> _A block of data_:
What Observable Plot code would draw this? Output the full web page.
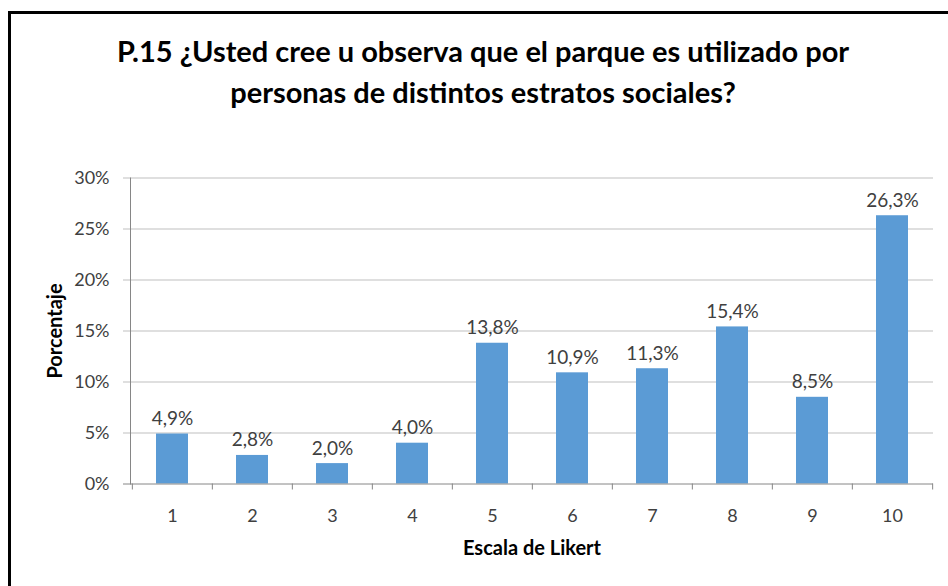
<!DOCTYPE html>
<html>
<head>
<meta charset="utf-8">
<script src="https://cdn.jsdelivr.net/npm/d3@7"></script>
<script src="https://cdn.jsdelivr.net/npm/@observablehq/plot@0.6"></script>
<style>
  html, body { margin: 0; padding: 0; background: #fff; }
  body { width: 948px; height: 586px; position: relative; overflow: hidden; font-family: Lato, "Open Sans", sans-serif; }
  #frame { position: absolute; left: 8px; top: 11px; width: 960px; height: 600px; border-top: 3px solid #000; border-left: 3px solid #000; box-sizing: border-box; }
  #title { position: absolute; left: 0; width: 966px; top: 30px; text-align: center; font-weight: bold; font-size: 29px; line-height: 41px; color: #000; }
  #chart { position: absolute; left: 0; top: 150px; width: 948px; }
</style>
</head>
<body>
<div id="frame"></div>
<div id="title">P.15 ¿Usted cree u observa que el parque es utilizado por<br>personas de distintos estratos sociales?</div>
<div id="chart"></div>
<script>
const categories = ["1", "2", "3", "4", "5", "6", "7", "8", "9", "10"];
const values = [4.9, 2.8, 2.0, 4.0, 13.8, 10.9, 11.3, 15.4, 8.5, 26.3];
const yTicks = [0, 5, 10, 15, 20, 25, 30];
const xLabel = "Escala de Likert";
const yLabel = "Porcentaje";

const data = categories.map((c, i) => ({cat: c, value: values[i]}));

const W = 948, H = 436;
const mL = 130, mR = 15, mT = 27.5, mB = 102.5;
const half = (W - mL - mR) / categories.length / 2;
const fmt = v => v.toFixed(1).replace(".", ",") + "%";

const chart = Plot.plot({
  width: W,
  height: H,
  marginLeft: mL,
  marginRight: mR,
  marginTop: mT,
  marginBottom: mB,
  style: { fontFamily: "Lato, 'Open Sans', sans-serif", fontSize: "18px", color: "#404040", background: "transparent" },
  x: { domain: categories, paddingInner: 0.6, paddingOuter: 0.3, align: 0.5, label: null },
  y: { domain: [0, 30], label: null },
  marks: [
    Plot.ruleY(yTicks.slice(1), { y: d => d, stroke: "#bfbfbf", insetLeft: -7 }),
    Plot.barY(data, { x: "cat", y: "value", fill: "#5b9bd5" }),
    Plot.text(data, { x: "cat", y: "value", text: d => fmt(d.value), lineAnchor: "bottom", dy: -9, fill: "#404040", fontSize: 19 }),
    Plot.frame({ anchor: "left", stroke: "#868686" }),
    Plot.ruleY([0], { stroke: "#868686", insetLeft: -7 }),
    Plot.ruleX(categories, { x: d => d, y1: 0, y2: 0, dx: -half, insetBottom: -6, stroke: "#868686" }),
    Plot.ruleX(categories.slice(-1), { x: d => d, y1: 0, y2: 0, dx: half, insetBottom: -6, stroke: "#868686" }),
    Plot.axisY(yTicks, { tickSize: 0, tickPadding: 21, tickFormat: d => d + "%", fontSize: 18, fill: "#404040" }),
    Plot.axisX({ tickSize: 0, tickPadding: 25, fontSize: 18, fill: "#404040", label: null }),
    Plot.text([xLabel], { frameAnchor: "bottom", dy: 71, text: d => d, fontWeight: "bold", fontSize: 20, fill: "#000" }),
    Plot.text([yLabel], { frameAnchor: "left", textAnchor: "middle", dx: -75, rotate: -90, text: d => d, fontWeight: "bold", fontSize: 20, fill: "#000" })
  ]
});
document.getElementById("chart").appendChild(chart);
</script>
</body>
</html>
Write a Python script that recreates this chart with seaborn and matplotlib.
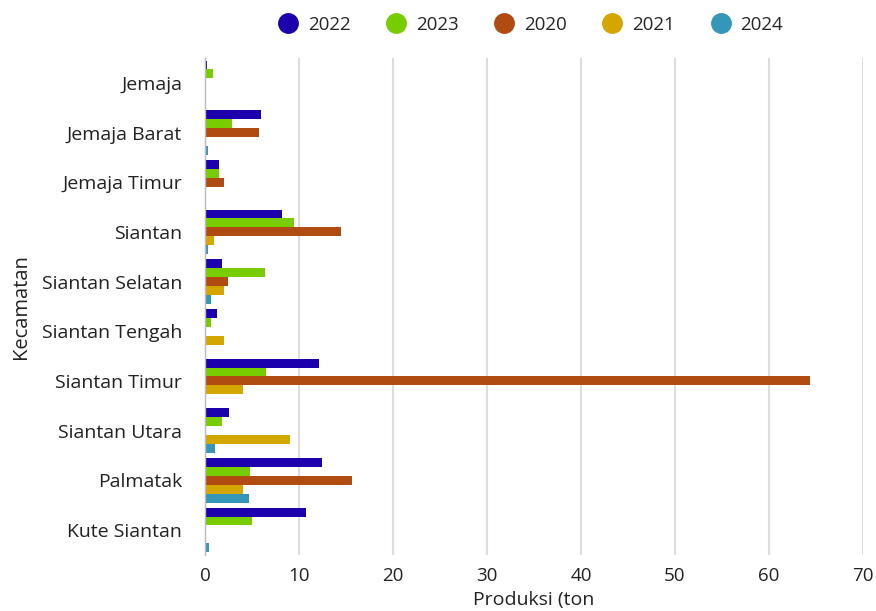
import numpy as np
import pandas as pd
import seaborn as sns
import matplotlib
matplotlib.use("Agg")
import matplotlib.pyplot as plt
from matplotlib.lines import Line2D

kecamatan = ["Jemaja", "Jemaja Barat", "Jemaja Timur", "Siantan", "Siantan Selatan",
             "Siantan Tengah", "Siantan Timur", "Siantan Utara", "Palmatak", "Kute Siantan"]
tahun = ["2022", "2023", "2020", "2021", "2024"]
nan = np.nan
v2022 = [0.2, 6.0, 1.5, 8.2, 1.8, 1.3, 12.1, 2.6, 12.4, 10.7]
v2023 = [0.9, 2.9, 1.5, 9.5, 6.4, 0.6, 6.5, 1.8, 4.8, 5.0]
v2020 = [nan, 5.8, 2.0, 14.5, 2.5, nan, 64.4, nan, 15.6, nan]
v2021 = [nan, nan, nan, 1.0, 2.0, 2.0, 4.0, 9.0, 4.0, nan]
v2024 = [nan, 0.3, nan, 0.3, 0.6, nan, nan, 1.1, 4.7, 0.4]
warna = ["#1c00ad", "#77cd00", "#b04b12", "#d4a600", "#3497b9"]

rows = []
for th, vals in zip(tahun, [v2022, v2023, v2020, v2021, v2024]):
    for k, v in zip(kecamatan, vals):
        rows.append({"Kecamatan": k, "Tahun": th, "Produksi": v})
df = pd.DataFrame(rows)

sns.set_style("white")
plt.rcParams['font.family'] = ['Open Sans', 'DejaVu Sans']

fig = plt.figure(figsize=(8.76, 6.11), dpi=100)
ax = fig.add_axes([0.234, 0.092, 0.751, 0.813])
sns.barplot(data=df, y="Kecamatan", x="Produksi", hue="Tahun", order=kecamatan,
            hue_order=tahun, palette=warna, saturation=1, orient="h", width=0.9,
            errorbar=None, linewidth=0, ax=ax, legend=False)

ax.set_xlim(0, 70)
ax.set_xticks(range(0, 71, 10))
ax.grid(axis="x", color="#dddddd", linewidth=1.5)
ax.set_axisbelow(True)
for s in ["top", "right", "bottom"]:
    ax.spines[s].set_visible(False)
ax.spines["left"].set_color("#bbbbbb")
ax.spines["left"].set_linewidth(1)
ax.tick_params(axis="x", length=0, labelsize=13.5, colors="#222222", pad=9)
ax.tick_params(axis="y", length=0, labelsize=14, colors="#222222", pad=16.5)
ax.set_xlabel("Produksi (ton", fontsize=14, color="#222222")
ax.xaxis.set_label_coords(0.5, -0.0725)
ax.set_ylabel("Kecamatan", fontsize=14.5, color="#222222")
ax.yaxis.set_label_coords(-0.265, 0.5)

handles = [Line2D([], [], marker="o", linestyle="", markersize=14, color=c) for c in warna]
fig.legend(handles, tahun, loc="center", bbox_to_anchor=(0.605, 0.959), ncol=5,
           frameon=False, fontsize=13.5, handlelength=1.2, handletextpad=0.45,
           columnspacing=1.84, borderpad=0, borderaxespad=0)

fig.savefig("out.png", dpi=100)
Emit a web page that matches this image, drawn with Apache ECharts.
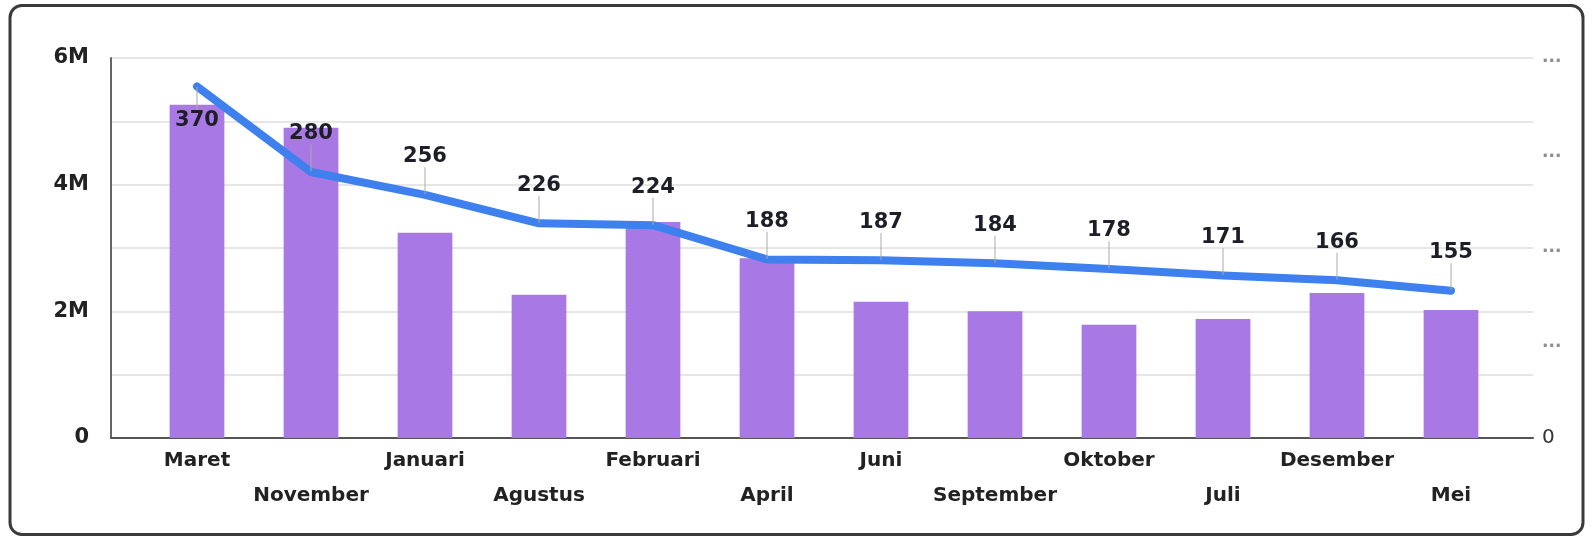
<!DOCTYPE html>
<html>
<head>
<meta charset="utf-8">
<script src="https://cdn.jsdelivr.net/npm/echarts@6/dist/echarts.min.js"></script>
<style>
    html, body { margin: 0; padding: 0; background: #fff; }
    #chart { width: 1594px; height: 541px; }
</style>
</head>
<body>
<div id="chart"></div>
<script>
// bulan, diurutkan menurut jumlah
var categories = ['Maret', 'November', 'Januari', 'Agustus', 'Februari', 'April',
    'Juni', 'September', 'Oktober', 'Juli', 'Desember', 'Mei'];
// batang (sumbu kiri)
var barValues = [5260000, 4900000, 3240000, 2260000, 3410000, 2840000,
    2150000, 2000000, 1790000, 1880000, 2290000, 2020000];
// garis (sumbu kanan)
var lineValues = [370, 280, 256, 226, 224, 188, 187, 184, 178, 171, 166, 155];
var leftTicks = [0, 1000000, 2000000, 3000000, 4000000, 5000000, 6000000];
var rightTicks = [0, 100, 200, 300, 400];

var font = "'DejaVu Sans', 'Liberation Sans', sans-serif";
var chart = echarts.init(document.getElementById('chart'));

var option = {
    backgroundColor: '#fff',
    animation: false,
    graphic: [{
        type: 'rect',
        shape: { x: 10, y: 5.5, width: 1573, height: 529, r: 12 },
        style: { fill: 'none', stroke: '#3a3a3a', lineWidth: 3 },
        silent: true,
        z: -1
    }],
    grid: [
        { left: 111, right: 61, top: 58, bottom: 103 },
        { left: 140, right: 86, top: 58, bottom: 103 }
    ],
    xAxis: [
        {
            gridIndex: 0,
            type: 'value',
            min: 0,
            max: 1,
            axisLine: { show: true, lineStyle: { color: '#555', width: 2 } },
            axisTick: { show: false },
            axisLabel: { show: false },
            splitLine: { show: false }
        },
        {
            gridIndex: 1,
            type: 'category',
            data: categories,
            axisLine: { show: false },
            axisTick: { show: false },
            axisLabel: {
                interval: 0,
                margin: 5,
                lineHeight: 35,
                color: '#222',
                fontFamily: font,
                fontWeight: 'bold',
                fontSize: 20,
                formatter: function (v, i) {
                    return i % 2 ? '\n' + v : v;
                }
            }
        }
    ],
    yAxis: [
        {
            gridIndex: 0,
            type: 'value',
            min: leftTicks[0],
            max: leftTicks[leftTicks.length - 1],
            interval: 1000000,
            axisLine: { show: true, lineStyle: { color: '#666', width: 2 } },
            axisTick: { show: false },
            axisLabel: {
                margin: 22,
                color: '#222',
                fontFamily: font,
                fontWeight: 'bold',
                fontSize: 21,
                formatter: function (v) {
                    if (v % 2000000 !== 0) return '';
                    return v === 0 ? '0' : (v / 1000000) + 'M';
                }
            },
            splitLine: { show: true, lineStyle: { color: '#e6e6e6', width: 2 } }
        },
        {
            gridIndex: 0,
            type: 'value',
            position: 'right',
            min: rightTicks[0],
            max: rightTicks[rightTicks.length - 1],
            interval: 100,
            axisLine: { show: false },
            axisTick: { show: false },
            splitLine: { show: false },
            axisLabel: {
                margin: 9,
                fontFamily: font,
                formatter: function (v) {
                    return v === 0 ? '{z|0}' : '{d|...}';
                },
                rich: {
                    z: { color: '#333', fontSize: 20, fontFamily: font },
                    d: { color: '#8c8c8c', fontSize: 17, fontWeight: 'bold', fontFamily: font }
                }
            }
        },
        { gridIndex: 1, type: 'value', min: 0, max: 6000000, show: false },
        { gridIndex: 1, type: 'value', min: 0, max: 400, show: false }
    ],
    series: [
        {
            type: 'bar',
            xAxisIndex: 1,
            yAxisIndex: 2,
            data: barValues,
            barWidth: '48%',
            itemStyle: { color: '#a878e4' }
        },
        {
            type: 'line',
            xAxisIndex: 1,
            yAxisIndex: 3,
            data: lineValues,
            showSymbol: true,
            symbol: 'circle',
            symbolSize: 1,
            itemStyle: { color: '#3d80ee' },
            lineStyle: { color: '#3d80ee', width: 8, cap: 'round', join: 'round' },
            z: 5,
            label: {
                show: true,
                position: 'top',
                distance: 5,
                color: '#1e1e28',
                fontFamily: font,
                fontWeight: 'bold',
                fontSize: 21
            },
            labelLine: { show: true, lineStyle: { color: '#aaa', width: 1 } },
            labelLayout: function (params) {
                return params.dataIndex === 0 ? { dy: 50 } : { dy: -22 };
            }
        }
    ]
};

chart.setOption(option);
</script>
</body>
</html>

> _SET PROBLEM_: Gather each line from the entries above that includes the word "script".

> _SOLUTION TO THE EXERCISE_:
<script src="https://cdn.jsdelivr.net/npm/d3@7"></script>
<script src="https://cdn.jsdelivr.net/npm/@observablehq/plot@0.6"></script>
<script>
</script>
Write a Python script that recreates this chart with seaborn and matplotlib.
<script src="https://cdn.jsdelivr.net/npm/echarts@6/dist/echarts.min.js"></script>
<script>
</script>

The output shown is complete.